In Homer's epic poem the Odyssey, Phemius (/ˈfiːmiəs/; Φήμιος), son of Terpes/Terpius, is an Ithacan poet who performs narrative songs in the house of the absent Odysseus.

== Mythology ==
Phemius's audience is made up largely of the suitors of Penelope, who live in the house while attempting to persuade her to marry one of them. In Book 1 of the poem, Phemius performs at their request a version of the theme The Return from Troy (a theme that actually existed as a written poem, probably at a slightly later date). The performance is heard by Penelope. The story distresses her, since it is a reminder that her own husband has still not returned, and she emerges from her room to ask Phemius to choose a less painful theme. The proposal is overruled by her son Telemachus, because he thinks that a singer shouldn't be forbidden to sing what his heart tells him to sing, and because it is Telemachus' right as householder to decide, not his mother's.

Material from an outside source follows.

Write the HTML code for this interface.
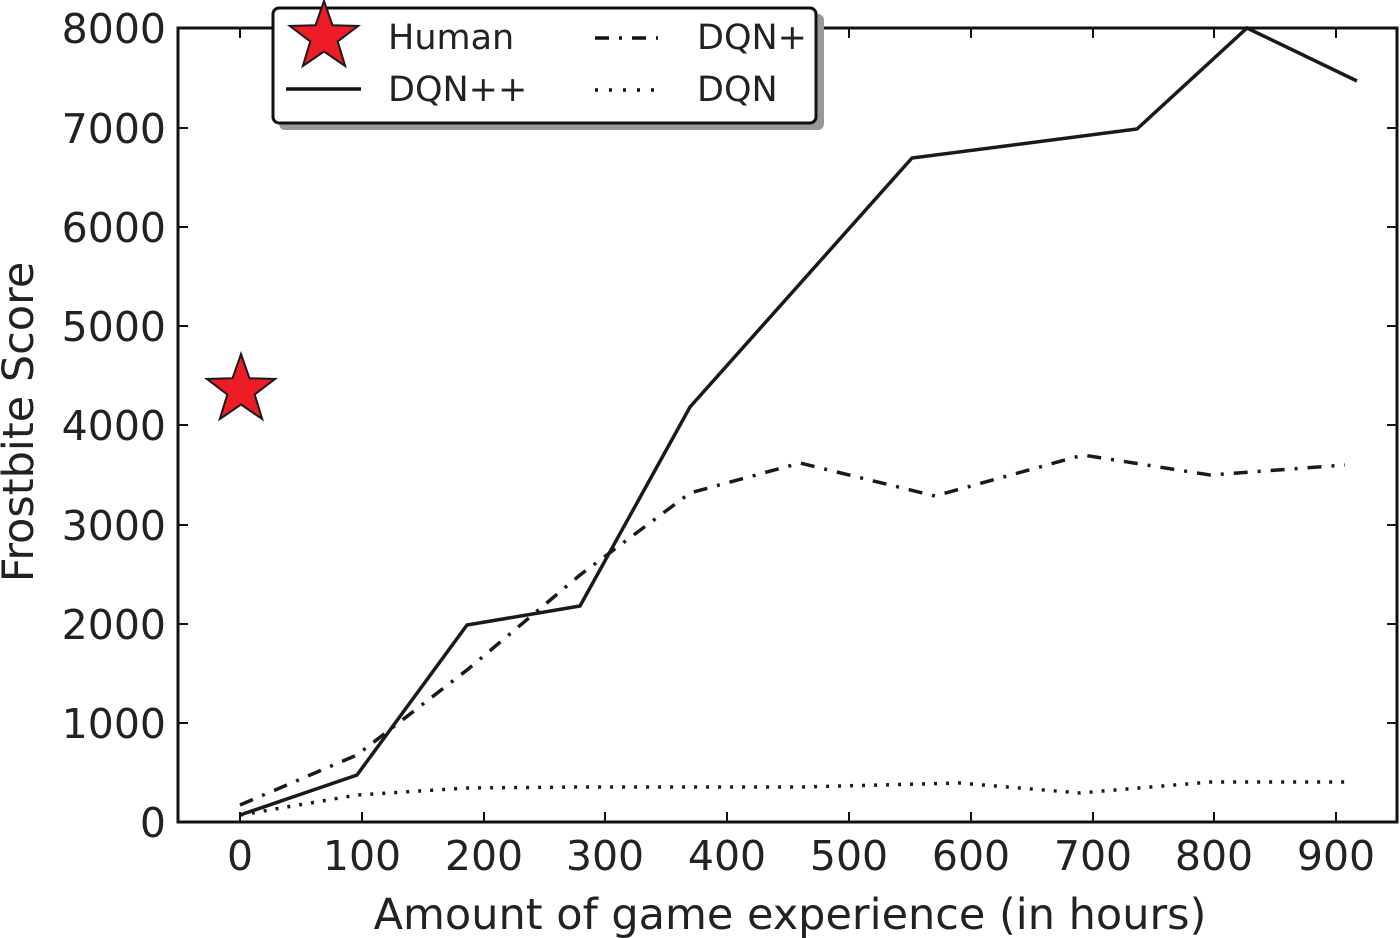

We are told that Phemius performed for the suitors "unwillingly", and so, towards the end of the poem, when all the suitors have been killed, Phemius pleads with Odysseus to spare his life, citing this very reason (among others) in his own defence: Telemachus confirms this, and Odysseus relents.

In Book 23, Odysseus instructs Phemius to perform wedding songs, "as loud as his lyre can play", in order to delay news of the suitors' deaths from spreading until Odysseus and Telemachus can escape to their farm.